Luke Dankoff, based in Hull, will use the award to contribute to artist fees during a period of development time for Same Circle Productions, working with a director and actor and with Hull LGBTQ+ organisations to develop a conversational and queer show which explores the issues of hyper-masculinity within the gay community.
Annie Griffith, a community music practitioner, will use the Artists Respond award to help her restart her Steampunk singing group in Lincoln, contributing to costs of hiring an accessible venue and recommencing the process of recording an album of original music with the group.
Josie Moon, a writer based in Grimsby, will use the funding to enable her to take time to think, read, and talk to fellow artists. Josie will reflect on necessary changes to her practice, seeking to understand what has happened and to express her response through new writing, including poetry.
Michael Sanders, a sculptor and photographer based in Manby, will return to ideas initiated in his ‘We Pump Unseen’ project in 2017. He will return to Scotland, developing new artwork, undertaking discussions with curators at national museums, and working with partners to take his work to the next stage.
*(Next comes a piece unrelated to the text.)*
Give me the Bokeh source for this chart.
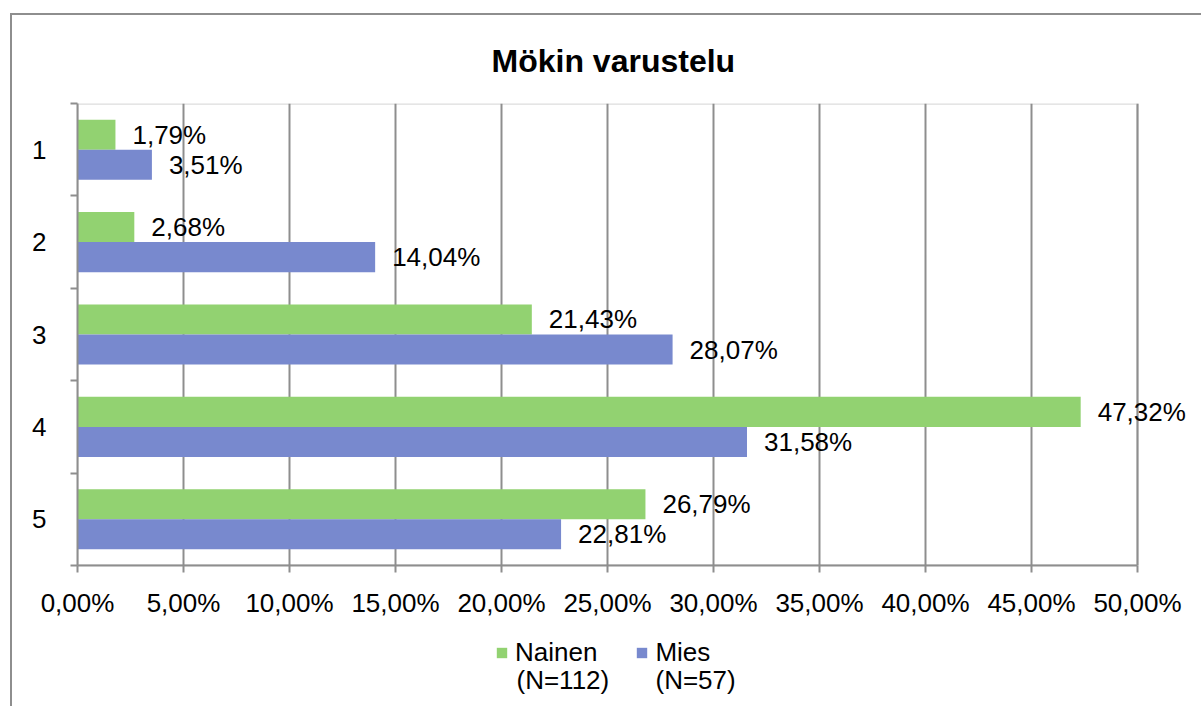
from bokeh.plotting import figure
from bokeh.models import (Range1d, FixedTicker, Legend, LegendItem, ColumnDataSource,
                          Label, BoxAnnotation)
from bokeh.layouts import column
from bokeh.embed import file_html
from bokeh.resources import INLINE
from bokeh.core.properties import value

categories = ["1", "2", "3", "4", "5"]
nainen = [1.79, 2.68, 21.43, 47.32, 26.79]
mies = [3.51, 14.04, 28.07, 31.58, 22.81]
series_names = ["Nainen", "Mies"]
series_n = ["(N=112)", "(N=57)"]
x_ticks = [0, 5, 10, 15, 20, 25, 30, 35, 40, 45, 50]
title_text = "Mökin varustelu"

FONT = value("Liberation Sans")
GREEN = "#92D271"
BLUE = "#7889CE"
GRAY = "#8E8E8E"

pos = list(range(1, len(categories) + 1))
bar_h = 0.325

# geometry (pixels)
P_W = 1189
B_LEFT = 65
B_RIGHT = 4
AXIS_PX = 1060          # pixel length of the 0..50 % axis
X_MAX = x_ticks[-1]
x_end = X_MAX * (P_W - B_LEFT - B_RIGHT) / AXIS_PX
y_top, y_bot = pos[0] - 0.5, pos[-1] + 0.5


def fmt(v):
    return f"{v:.2f}".replace(".", ",") + "%"


src_n = ColumnDataSource(dict(y=[p - bar_h / 2 for p in pos], x=nainen,
                              lab=[fmt(v) for v in nainen]))
src_m = ColumnDataSource(dict(y=[p + bar_h / 2 for p in pos], x=mies,
                              lab=[fmt(v) for v in mies]))

p = figure(width=P_W, height=610, output_backend="svg", toolbar_location=None,
           x_range=Range1d(0, x_end), y_range=Range1d(y_bot, y_top),
           min_border_left=B_LEFT, min_border_right=B_RIGHT, min_border_top=88,
           min_border_bottom=60)

r1 = p.hbar(y="y", right="x", left=0, height=bar_h, source=src_n,
            fill_color=GREEN, line_color=None)
r2 = p.hbar(y="y", right="x", left=0, height=bar_h, source=src_m,
            fill_color=BLUE, line_color=None)

for s in (src_n, src_m):
    p.text(x="x", y="y", text="lab", source=s, x_offset=17,
           text_baseline="middle", text_align="left", text_font=FONT,
           text_font_size="26px", text_color="black")

# title
p.title.text = title_text
p.title.align = "left"
p.title.offset = 414
p.title.text_font = "Liberation Sans"
p.title.text_font_size = "32px"
p.title.text_font_style = "bold"
p.title.text_color = "black"
p.title.standoff = 50

# x axis
p.xaxis.ticker = FixedTicker(ticks=x_ticks)
p.xaxis.bounds = (0, X_MAX)
p.xaxis.major_label_overrides = {t: fmt(t) for t in x_ticks}
p.xaxis.major_label_text_font = "Liberation Sans"
p.xaxis.major_label_text_font_size = "26px"
p.xaxis.major_label_text_color = "black"
p.xaxis.major_tick_out = 7
p.xaxis.major_tick_in = 0
p.xaxis.minor_tick_out = 0
p.xaxis.major_label_standoff = 15
p.xaxis.axis_line_color = GRAY
p.xaxis.axis_line_width = 2
p.xaxis.major_tick_line_color = GRAY
p.xaxis.major_tick_line_width = 2

# y axis
p.yaxis.ticker = FixedTicker(ticks=pos, minor_ticks=[p_ - 0.5 for p_ in pos] + [y_bot])
p.yaxis.major_label_overrides = {i: c for i, c in zip(pos, categories)}
p.yaxis.major_label_text_font = "Liberation Sans"
p.yaxis.major_label_text_font_size = "26px"
p.yaxis.major_label_text_color = "black"
p.yaxis.major_tick_out = 0
p.yaxis.major_tick_in = 0
p.yaxis.minor_tick_out = 7
p.yaxis.minor_tick_in = 0
p.yaxis.major_label_standoff = 24
p.yaxis.axis_line_color = GRAY
p.yaxis.axis_line_width = 2
p.yaxis.minor_tick_line_color = GRAY
p.yaxis.minor_tick_line_width = 2

# grid and plot-area border (0 .. 50 %)
p.ygrid.grid_line_color = None
p.xgrid.grid_line_color = GRAY
p.xgrid.grid_line_width = 2
p.outline_line_color = None
p.add_layout(BoxAnnotation(left=0, right=X_MAX, top=y_top, bottom=y_bot,
                           fill_alpha=0, line_color=GRAY, line_width=2.5, level="underlay"))

# legend area (its frame is aligned with the main plot frame)
p2 = figure(width=P_W, height=81, output_backend="svg", toolbar_location=None,
            x_axis_location=None, y_axis_location=None,
            x_range=Range1d(0, x_end), y_range=Range1d(y_bot, y_top),
            min_border=0, min_border_left=B_LEFT, min_border_right=B_RIGHT,
            outline_line_color=None)
p2.xgrid.grid_line_color = None
p2.ygrid.grid_line_color = None
# legend swatches only (renderers hidden)
l1 = p2.hbar(y="y", right="x", left=0, height=bar_h, source=src_n,
             fill_color=GREEN, line_color=None, visible=False)
l2 = p2.hbar(y="y", right="x", left=0, height=bar_h, source=src_m,
             fill_color=BLUE, line_color=None, visible=False)

legend = Legend(items=[LegendItem(label=series_names[0], renderers=[l1]),
                       LegendItem(label=series_names[1], renderers=[l2])],
                orientation="horizontal", location=(418, 38),
                glyph_width=13, glyph_height=13, label_standoff=7, spacing=38,
                label_text_font="Liberation Sans", label_text_font_size="26px",
                label_text_color="black", label_height=30,
                border_line_alpha=0, background_fill_alpha=0, margin=0, padding=0)
p2.add_layout(legend)

for xs, t in zip([439, 578], series_n):
    p2.add_layout(Label(x=xs, y=27, x_units="screen", y_units="screen", text=t,
                        text_font="Liberation Sans", text_font_size="26px",
                        text_color="black", text_baseline="middle", text_align="left"))

layout = column(p, p2, margin=(13, 0, 0, 10), spacing=0,
                styles={"border-left": "2px solid #8E8E8E", "border-top": "2px solid #8E8E8E"})

open("out.html", "w").write(file_html(layout, INLINE))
Simon-Mary Vincent, a composer and performer based in Lincoln, will recommence work on two major composition projects: ‘Sister Moon’, a composition for 4-channel audio with live percussion, and ‘For Those Who Are Yet To Fall’, for 5-channel audio with live piano, which is an anti-war ‘piano concerto’, whose form and sonic materials are used both as a critique of war and as a ‘prayer’ for those affected by wars globally.
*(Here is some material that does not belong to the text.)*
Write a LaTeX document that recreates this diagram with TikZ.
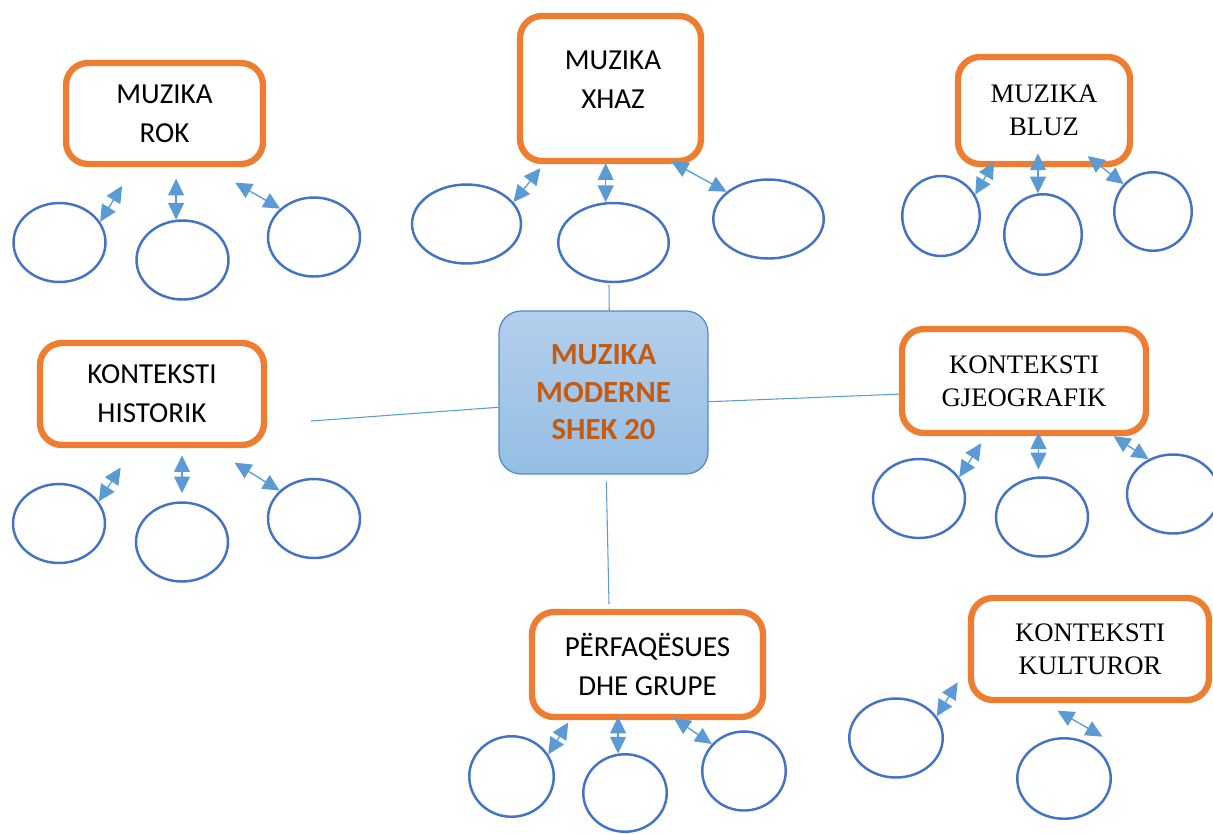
\documentclass[tikz,border=0pt]{standalone}
\usepackage{fontspec}
\usetikzlibrary{shapes.geometric,arrows.meta}
\newfontfamily\sansfam{Carlito}
\newfontfamily\seriffam{Liberation Serif}
\definecolor{boxorange}{HTML}{ED7D31}
\definecolor{ovalblue}{HTML}{4472C4}
\definecolor{arrowblue}{HTML}{5B9BD5}
\definecolor{titlebrown}{HTML}{C55A11}
\newcommand{\sansbox}{\sansfam\fontsize{16.5}{22.3}\selectfont}
\newcommand{\serifbox}{\seriffam\fontsize{15.2}{18.7}\selectfont}
\begin{document}
\begin{tikzpicture}[x=0.02cm,y=-0.02cm,
    catbox/.style={draw=boxorange,line width=3.6pt,rounded corners=0.44cm,fill=white,inner sep=0pt,align=center},
    blob/.style={ellipse,draw=ovalblue,line width=1.4pt,inner sep=0pt,minimum width=1.84cm,minimum height=1.58cm},
    twoway/.style={{Triangle[length=9.5pt,width=9pt]}-{Triangle[length=9.5pt,width=9pt]},draw=arrowblue,line width=0.75pt},
    link/.style={draw=arrowblue,line width=0.6pt}]
    \useasboundingbox (0,0) rectangle (1213,833);
    % centre
    \node[draw=arrowblue!90!black,line width=0.7pt,rounded corners=0.44cm,top color=blue!5!arrowblue!45,bottom color=arrowblue!65,
        minimum width=4.18cm,minimum height=3.26cm,align=center,text=titlebrown,
        font=\sansfam\bfseries\fontsize{17.5}{21.3}\selectfont] (cent) at (603.5,392.5) {MUZIKA\\MODERNE\\SHEK 20};
    \coordinate (topend) at (609,285);
    \coordinate (leftend) at (311,421);
    \coordinate (botend) at (609,604);
    % categories
    \node[catbox,font=\sansbox,minimum width=3.94cm,minimum height=2.02cm] (rok) at (164.5,113.5) {MUZIKA\\ROK};
    \node[catbox,minimum width=3.62cm,minimum height=2.9cm] (xhaz) at (610.5,88.5) {};
    \node[align=center,font=\sansbox] (xhaztxt) at (613,80) {MUZIKA\\XHAZ};
    \node[catbox,font=\serifbox,minimum width=3.44cm,minimum height=2.14cm] (bluz) at (1044,110.5) {MUZIKA\\BLUZ};
    \node[catbox,font=\sansbox,minimum width=4.48cm,minimum height=2.04cm] (hist) at (152,394) {KONTEKSTI\\HISTORIK};
    \node[catbox,font=\serifbox,minimum width=4.88cm,minimum height=2.08cm] (gjeo) at (1024,381) {KONTEKSTI\\GJEOGRAFIK};
    \node[catbox,font=\sansbox,minimum width=4.62cm,minimum height=2.1cm] (per) at (647.5,664.5) {PËRFAQËSUES\\DHE GRUPE};
    \node[catbox,font=\serifbox,minimum width=4.76cm,minimum height=2.04cm] (kult) at (1090,649) {KONTEKSTI\\KULTUROR};
    % links to the centre
    \draw[link] (cent.86) -- (topend);
    \draw[link] (leftend) -- (cent.188);
    \draw[link] (cent.-5) -- (gjeo.186.3);
    \draw[link] ([shift={(0,7)}]cent.-88) -- (botend);
    % empty ovals
    \node[blob] (re1) at (59.5,242.5) {};
    \node[blob] (re2) at (182.5,260) {};
    \node[blob] (re3) at (314,237) {};
    \node[blob,minimum width=2.18cm] (xe1) at (466.5,224) {};
    \node[blob,minimum width=2.21cm] (xe2) at (613.5,242.5) {};
    \node[blob,minimum width=2.21cm] (xe3) at (768.5,219) {};
    \node[blob,minimum width=1.55cm,minimum height=1.6cm] (be1) at (941,216) {};
    \node[blob,minimum width=1.55cm,minimum height=1.61cm] (be2) at (1043,234.5) {};
    \node[blob,minimum width=1.55cm,minimum height=1.57cm] (be3) at (1153,211.5) {};
    \node[blob] (he1) at (59,523.5) {};
    \node[blob] (he2) at (182,542) {};
    \node[blob] (he3) at (314,518.5) {};
    \node[blob] (ge1) at (919,498.5) {};
    \node[blob] (ge2) at (1042,517) {};
    \node[blob] (ge3) at (1173,494) {};
    \node[blob,minimum width=1.69cm,minimum height=1.61cm] (pe1) at (511.5,776.5) {};
    \node[blob,minimum width=1.67cm,minimum height=1.55cm] (pe2) at (625,793) {};
    \node[blob,minimum width=1.67cm] (pe3) at (744,771) {};
    \node[blob,minimum width=1.87cm] (ke1) at (896,738) {};
    \node[blob,minimum width=1.87cm,minimum height=1.61cm] (ke2) at (1064,778.5) {};
    % double arrows
    \draw[twoway] (re1.27) -- ++(22,-36);
    \draw[twoway] (re2.99) -- ++(0,-41);
    \draw[twoway] (re3.140) -- ++(-45,-26);
    \draw[twoway] (xe1.25) -- ++(27,-34);
    \draw[twoway] (xe2.101) -- ++(0,-39);
    \draw[twoway] (xe3.147) -- ++(-55,-30);
    \draw[twoway] (be1.32) -- ++(19,-33);
    \draw[twoway] (be2.97) -- ++(0,-40);
    \draw[twoway] (be3.137) -- ++(-36,-28);
    \draw[twoway] (he1.29) -- ++(22,-34);
    \draw[twoway] ([yshift=0.16cm]he2.north) -- ++(0,-38);
    \draw[twoway] (he3.141) -- ++(-45,-28);
    \draw[twoway] (ge1.28) -- ++(22,-34);
    \draw[twoway] ([yshift=0.14cm]ge2.95) -- ++(0,-37);
    \draw[twoway] (ge3.125) -- ++(-35,-23);
    \draw[twoway] (pe1.31) -- ++(20,-32);
    \draw[twoway] (pe2.100) -- ++(0,-37);
    \draw[twoway] (pe3.140) -- ++(-38,-26);
    \draw[twoway] (ke1.28) -- ++(21,-34);
    \draw[twoway] ([shift={(4,-13)}]ke2.40) -- ++(-45,-26);
\end{tikzpicture}
\end{document}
The Foundation is also pleased to announce that the second Claire Frances Peasnall Memorial Award has been given to Bridlington-based fine artist Anna Kirk-Smith. This Award is made possible thanks to generous support from the Claire Peasnall Trust, and given in memory of former St Hugh’s Arts Award recipient, Claire Peasnall.
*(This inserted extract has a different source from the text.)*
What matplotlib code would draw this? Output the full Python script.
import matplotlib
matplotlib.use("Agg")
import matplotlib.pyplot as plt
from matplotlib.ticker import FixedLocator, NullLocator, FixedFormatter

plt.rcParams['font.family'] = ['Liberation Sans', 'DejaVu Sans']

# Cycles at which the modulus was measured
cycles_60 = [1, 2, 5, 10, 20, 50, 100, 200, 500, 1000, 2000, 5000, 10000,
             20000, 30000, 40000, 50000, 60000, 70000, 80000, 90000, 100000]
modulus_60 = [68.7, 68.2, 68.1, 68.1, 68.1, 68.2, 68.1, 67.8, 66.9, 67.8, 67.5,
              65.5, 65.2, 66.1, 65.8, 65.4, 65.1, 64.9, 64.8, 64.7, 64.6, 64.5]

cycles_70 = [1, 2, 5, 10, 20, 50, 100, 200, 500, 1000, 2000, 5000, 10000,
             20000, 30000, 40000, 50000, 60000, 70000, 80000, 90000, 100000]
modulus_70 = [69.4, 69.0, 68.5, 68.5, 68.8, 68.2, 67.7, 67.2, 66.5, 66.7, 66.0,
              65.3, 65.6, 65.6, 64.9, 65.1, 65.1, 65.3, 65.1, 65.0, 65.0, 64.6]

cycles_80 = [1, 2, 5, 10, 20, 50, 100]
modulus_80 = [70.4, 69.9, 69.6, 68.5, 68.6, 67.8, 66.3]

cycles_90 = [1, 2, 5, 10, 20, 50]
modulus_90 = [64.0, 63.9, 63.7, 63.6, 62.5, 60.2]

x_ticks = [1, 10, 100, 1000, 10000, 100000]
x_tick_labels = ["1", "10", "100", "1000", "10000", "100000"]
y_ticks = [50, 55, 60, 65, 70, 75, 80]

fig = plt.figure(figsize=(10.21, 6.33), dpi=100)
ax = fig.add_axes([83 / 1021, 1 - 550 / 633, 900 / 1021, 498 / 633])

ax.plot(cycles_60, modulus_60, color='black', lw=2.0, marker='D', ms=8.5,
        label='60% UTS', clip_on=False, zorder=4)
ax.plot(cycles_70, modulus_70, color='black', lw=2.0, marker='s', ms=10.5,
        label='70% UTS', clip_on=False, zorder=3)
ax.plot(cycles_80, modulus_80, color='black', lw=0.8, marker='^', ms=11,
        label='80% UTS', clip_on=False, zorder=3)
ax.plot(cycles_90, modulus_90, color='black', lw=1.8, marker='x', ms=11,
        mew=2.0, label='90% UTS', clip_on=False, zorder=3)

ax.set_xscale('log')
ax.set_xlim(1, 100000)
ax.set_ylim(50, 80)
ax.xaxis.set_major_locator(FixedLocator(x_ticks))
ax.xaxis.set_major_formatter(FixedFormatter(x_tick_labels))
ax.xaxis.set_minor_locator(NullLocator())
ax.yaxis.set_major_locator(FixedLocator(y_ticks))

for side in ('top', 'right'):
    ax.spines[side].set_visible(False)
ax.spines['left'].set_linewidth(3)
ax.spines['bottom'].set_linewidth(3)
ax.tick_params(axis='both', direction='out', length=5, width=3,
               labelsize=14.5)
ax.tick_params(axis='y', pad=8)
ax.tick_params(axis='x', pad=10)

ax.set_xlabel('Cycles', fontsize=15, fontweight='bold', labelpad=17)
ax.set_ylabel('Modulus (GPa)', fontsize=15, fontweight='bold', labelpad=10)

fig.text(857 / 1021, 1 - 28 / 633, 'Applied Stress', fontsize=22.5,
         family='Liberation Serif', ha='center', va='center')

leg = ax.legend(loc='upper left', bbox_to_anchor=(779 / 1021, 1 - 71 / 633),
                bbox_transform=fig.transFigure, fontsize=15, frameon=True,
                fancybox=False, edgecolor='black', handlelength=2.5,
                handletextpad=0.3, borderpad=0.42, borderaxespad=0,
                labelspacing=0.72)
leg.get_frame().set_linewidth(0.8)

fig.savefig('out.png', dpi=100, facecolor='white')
Anna will be using the Award to spend a period of 28 days wild camping in the remote western Highlands. She describes this as a period of questioning, rethinking, refining; “working within and with the environment, reframing ideas of what ‘landscape painting’ can be and what it has the potential to communicate.” Anna has the ambition to share the work she will make on her return in informal community spaces such as “bothies, barns, campsites, living rooms and pubs”.
Katie Green, Chair of the St Hugh’s Foundation for the Arts describes: “We have been pleased to get our 30th anniversary year off to a great start by being able to make these six awards. However, there were so many other applicants whose ideas were of a high standard, making it very difficult for Trustees to reach our decisions. We were impressed with the range of creative and reflective responses to our Artist Respond and Claire Peasnall Memorial Fund invitations, with many artists paying particular attention this time to developing a sustainable practice, and projects deeply rooted in local communities, but also making the most of new-found opportunities to connect globally.”